• **Task statement**
From the listing below, pull each line that includes "with".

====

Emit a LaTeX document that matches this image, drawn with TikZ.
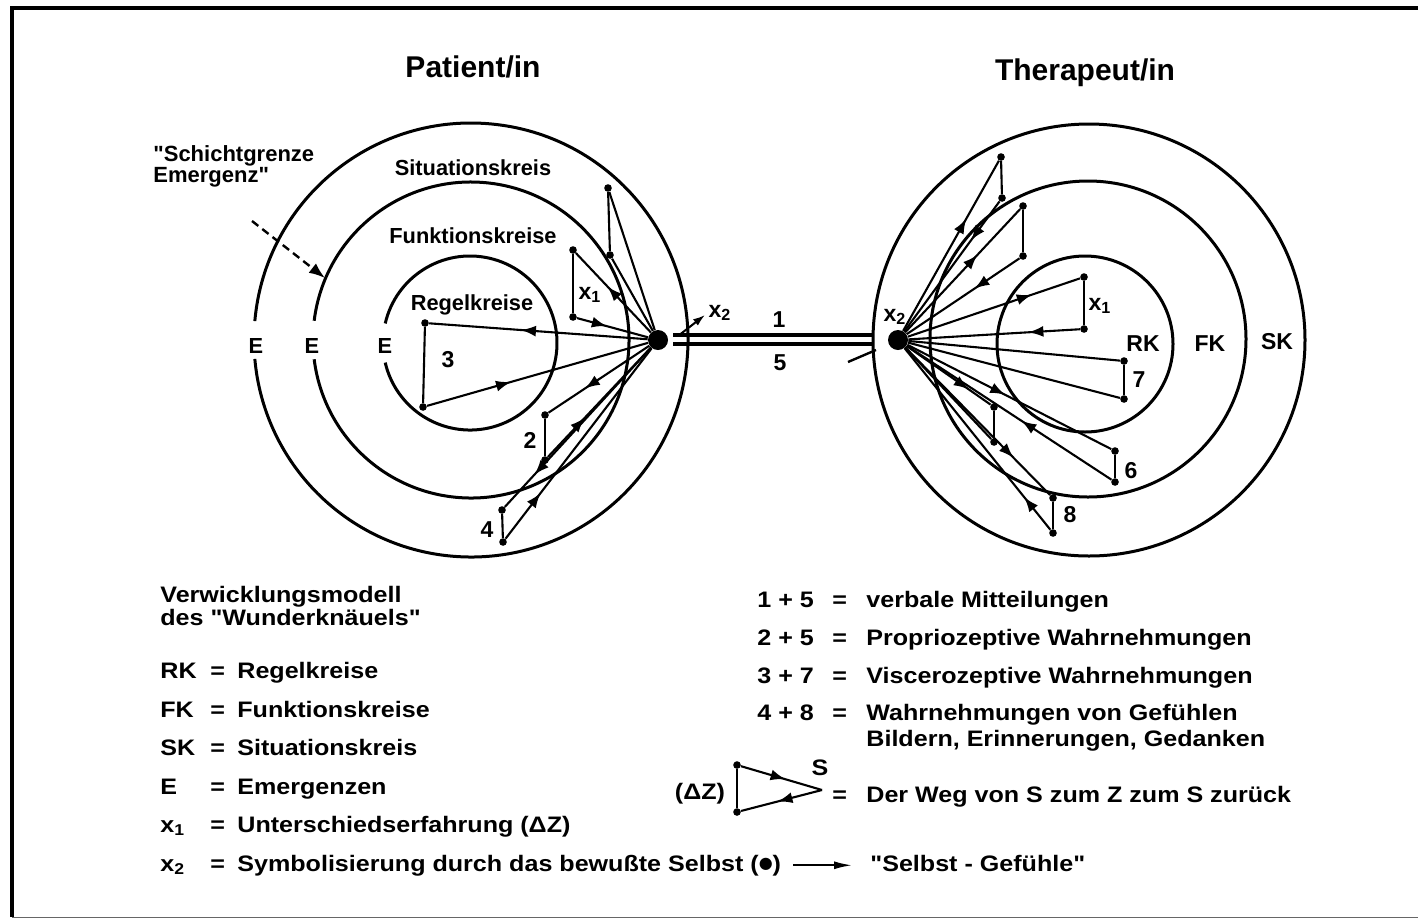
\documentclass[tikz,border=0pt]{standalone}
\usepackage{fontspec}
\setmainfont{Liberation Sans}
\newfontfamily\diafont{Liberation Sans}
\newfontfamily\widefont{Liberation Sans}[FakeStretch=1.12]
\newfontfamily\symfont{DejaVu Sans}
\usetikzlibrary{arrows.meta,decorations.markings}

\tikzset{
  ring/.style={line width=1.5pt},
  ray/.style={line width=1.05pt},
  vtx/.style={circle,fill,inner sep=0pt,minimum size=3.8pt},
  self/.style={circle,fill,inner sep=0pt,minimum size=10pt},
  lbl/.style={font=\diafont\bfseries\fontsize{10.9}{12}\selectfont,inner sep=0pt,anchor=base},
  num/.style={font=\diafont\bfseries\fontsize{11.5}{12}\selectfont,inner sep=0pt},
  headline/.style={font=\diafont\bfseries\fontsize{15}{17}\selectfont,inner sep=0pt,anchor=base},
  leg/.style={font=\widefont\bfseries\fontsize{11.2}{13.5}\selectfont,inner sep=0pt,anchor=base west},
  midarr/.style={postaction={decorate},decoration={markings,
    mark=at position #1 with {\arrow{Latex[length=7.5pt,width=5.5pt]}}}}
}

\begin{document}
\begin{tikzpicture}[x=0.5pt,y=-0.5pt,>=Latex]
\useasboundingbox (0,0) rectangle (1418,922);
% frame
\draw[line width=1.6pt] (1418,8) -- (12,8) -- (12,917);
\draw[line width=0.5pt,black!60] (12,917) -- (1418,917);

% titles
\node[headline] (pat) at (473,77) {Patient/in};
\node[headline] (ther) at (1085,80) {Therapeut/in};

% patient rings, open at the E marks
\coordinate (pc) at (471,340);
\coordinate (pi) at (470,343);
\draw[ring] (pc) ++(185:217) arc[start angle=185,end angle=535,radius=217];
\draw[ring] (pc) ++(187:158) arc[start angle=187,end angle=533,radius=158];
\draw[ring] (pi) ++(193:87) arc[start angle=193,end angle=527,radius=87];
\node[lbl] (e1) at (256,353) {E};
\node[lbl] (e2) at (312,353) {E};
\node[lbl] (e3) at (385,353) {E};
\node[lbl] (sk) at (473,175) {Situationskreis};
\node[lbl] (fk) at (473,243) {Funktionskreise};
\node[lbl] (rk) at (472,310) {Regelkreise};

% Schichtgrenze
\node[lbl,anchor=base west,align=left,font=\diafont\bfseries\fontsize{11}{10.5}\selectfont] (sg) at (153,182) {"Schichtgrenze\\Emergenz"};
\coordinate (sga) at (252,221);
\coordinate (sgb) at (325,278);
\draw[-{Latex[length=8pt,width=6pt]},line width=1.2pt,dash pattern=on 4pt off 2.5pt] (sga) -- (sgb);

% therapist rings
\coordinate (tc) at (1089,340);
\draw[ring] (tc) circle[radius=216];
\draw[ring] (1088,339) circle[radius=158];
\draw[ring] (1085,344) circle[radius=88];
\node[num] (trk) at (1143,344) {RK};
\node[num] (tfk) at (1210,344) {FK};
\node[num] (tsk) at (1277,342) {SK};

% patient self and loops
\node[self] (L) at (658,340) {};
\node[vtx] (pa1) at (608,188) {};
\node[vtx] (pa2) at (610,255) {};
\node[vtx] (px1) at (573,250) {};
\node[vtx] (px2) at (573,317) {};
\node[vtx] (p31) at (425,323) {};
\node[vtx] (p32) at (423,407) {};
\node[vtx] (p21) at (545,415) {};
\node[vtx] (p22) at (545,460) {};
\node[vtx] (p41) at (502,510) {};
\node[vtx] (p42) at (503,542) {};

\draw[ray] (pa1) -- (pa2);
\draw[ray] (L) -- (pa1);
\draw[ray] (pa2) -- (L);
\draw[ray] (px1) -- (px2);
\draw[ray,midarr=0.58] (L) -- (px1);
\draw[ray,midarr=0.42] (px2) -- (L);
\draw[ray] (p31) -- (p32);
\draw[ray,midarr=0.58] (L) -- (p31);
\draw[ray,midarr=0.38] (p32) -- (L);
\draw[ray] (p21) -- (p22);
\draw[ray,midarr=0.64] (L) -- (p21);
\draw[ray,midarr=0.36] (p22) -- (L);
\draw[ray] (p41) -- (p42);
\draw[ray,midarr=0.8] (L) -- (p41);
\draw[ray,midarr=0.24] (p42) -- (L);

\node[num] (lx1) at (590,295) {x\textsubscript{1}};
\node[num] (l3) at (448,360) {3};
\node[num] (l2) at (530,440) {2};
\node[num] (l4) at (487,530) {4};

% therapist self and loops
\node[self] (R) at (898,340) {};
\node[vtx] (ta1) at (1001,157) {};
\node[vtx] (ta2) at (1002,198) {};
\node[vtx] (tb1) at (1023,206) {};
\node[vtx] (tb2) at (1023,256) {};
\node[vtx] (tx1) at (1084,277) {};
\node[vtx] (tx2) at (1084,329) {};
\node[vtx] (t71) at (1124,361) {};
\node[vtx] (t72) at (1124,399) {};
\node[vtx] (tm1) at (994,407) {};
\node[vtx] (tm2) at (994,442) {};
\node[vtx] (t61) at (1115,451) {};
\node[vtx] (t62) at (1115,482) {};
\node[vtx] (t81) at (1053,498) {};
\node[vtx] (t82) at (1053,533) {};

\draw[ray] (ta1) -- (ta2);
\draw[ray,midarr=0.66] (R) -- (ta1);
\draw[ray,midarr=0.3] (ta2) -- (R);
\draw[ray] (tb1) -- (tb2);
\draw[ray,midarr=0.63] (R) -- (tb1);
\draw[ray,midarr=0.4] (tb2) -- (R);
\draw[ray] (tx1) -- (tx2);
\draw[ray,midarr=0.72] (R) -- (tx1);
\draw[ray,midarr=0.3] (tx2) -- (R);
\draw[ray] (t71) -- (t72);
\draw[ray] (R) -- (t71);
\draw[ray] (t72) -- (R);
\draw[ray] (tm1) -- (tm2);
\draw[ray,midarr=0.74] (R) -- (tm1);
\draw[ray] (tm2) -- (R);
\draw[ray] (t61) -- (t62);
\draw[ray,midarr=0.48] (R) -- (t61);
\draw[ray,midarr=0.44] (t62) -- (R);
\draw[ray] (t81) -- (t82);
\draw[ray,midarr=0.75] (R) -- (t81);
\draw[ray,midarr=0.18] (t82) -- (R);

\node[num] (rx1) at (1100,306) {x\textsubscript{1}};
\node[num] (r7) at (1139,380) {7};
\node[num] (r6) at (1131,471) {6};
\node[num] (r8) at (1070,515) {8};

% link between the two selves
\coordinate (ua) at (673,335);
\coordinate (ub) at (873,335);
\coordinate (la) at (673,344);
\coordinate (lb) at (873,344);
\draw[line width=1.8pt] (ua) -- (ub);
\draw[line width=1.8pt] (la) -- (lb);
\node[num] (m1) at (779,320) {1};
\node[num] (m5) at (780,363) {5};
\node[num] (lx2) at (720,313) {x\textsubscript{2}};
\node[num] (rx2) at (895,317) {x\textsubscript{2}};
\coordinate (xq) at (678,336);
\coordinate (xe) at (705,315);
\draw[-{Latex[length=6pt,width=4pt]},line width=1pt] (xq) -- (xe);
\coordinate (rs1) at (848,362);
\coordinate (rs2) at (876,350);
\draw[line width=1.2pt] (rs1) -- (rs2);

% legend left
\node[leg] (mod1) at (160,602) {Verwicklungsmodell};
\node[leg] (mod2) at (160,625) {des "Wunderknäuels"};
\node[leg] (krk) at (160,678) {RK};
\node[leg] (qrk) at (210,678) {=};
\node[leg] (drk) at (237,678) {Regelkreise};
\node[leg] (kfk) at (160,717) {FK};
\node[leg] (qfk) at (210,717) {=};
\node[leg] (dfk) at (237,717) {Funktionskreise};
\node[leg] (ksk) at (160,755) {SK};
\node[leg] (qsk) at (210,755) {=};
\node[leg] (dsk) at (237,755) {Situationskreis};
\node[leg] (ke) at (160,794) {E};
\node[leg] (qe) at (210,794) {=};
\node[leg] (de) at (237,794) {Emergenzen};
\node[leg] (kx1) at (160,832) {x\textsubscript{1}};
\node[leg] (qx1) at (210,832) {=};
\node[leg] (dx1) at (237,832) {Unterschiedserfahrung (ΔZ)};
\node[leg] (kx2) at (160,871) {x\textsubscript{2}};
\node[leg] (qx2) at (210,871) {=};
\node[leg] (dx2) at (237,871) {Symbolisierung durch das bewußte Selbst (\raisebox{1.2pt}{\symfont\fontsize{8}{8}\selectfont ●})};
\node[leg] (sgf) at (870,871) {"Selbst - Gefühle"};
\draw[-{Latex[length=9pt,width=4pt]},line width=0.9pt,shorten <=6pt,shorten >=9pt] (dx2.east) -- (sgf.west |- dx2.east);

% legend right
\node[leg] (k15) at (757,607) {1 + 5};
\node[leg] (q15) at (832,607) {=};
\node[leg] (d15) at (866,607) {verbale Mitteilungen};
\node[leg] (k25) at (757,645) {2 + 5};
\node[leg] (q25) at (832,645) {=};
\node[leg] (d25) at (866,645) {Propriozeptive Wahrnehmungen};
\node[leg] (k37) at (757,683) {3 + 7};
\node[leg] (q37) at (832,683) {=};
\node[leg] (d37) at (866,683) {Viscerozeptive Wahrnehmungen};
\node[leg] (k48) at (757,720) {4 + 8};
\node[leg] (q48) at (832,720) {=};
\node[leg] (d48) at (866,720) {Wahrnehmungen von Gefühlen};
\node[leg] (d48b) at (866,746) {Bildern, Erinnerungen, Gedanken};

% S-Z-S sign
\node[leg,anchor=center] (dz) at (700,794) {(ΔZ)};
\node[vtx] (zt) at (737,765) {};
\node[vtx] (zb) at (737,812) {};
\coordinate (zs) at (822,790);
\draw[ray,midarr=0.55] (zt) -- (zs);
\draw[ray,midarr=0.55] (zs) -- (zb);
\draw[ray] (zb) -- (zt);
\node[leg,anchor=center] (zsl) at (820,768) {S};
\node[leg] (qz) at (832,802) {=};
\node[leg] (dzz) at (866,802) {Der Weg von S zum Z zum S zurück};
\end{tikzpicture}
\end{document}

====

• **Answer to the problem**
Emit a LaTeX document that matches this image, drawn with TikZ.
    mark=at position #1 with {\arrow{Latex[length=7.5pt,width=5.5pt]}}}}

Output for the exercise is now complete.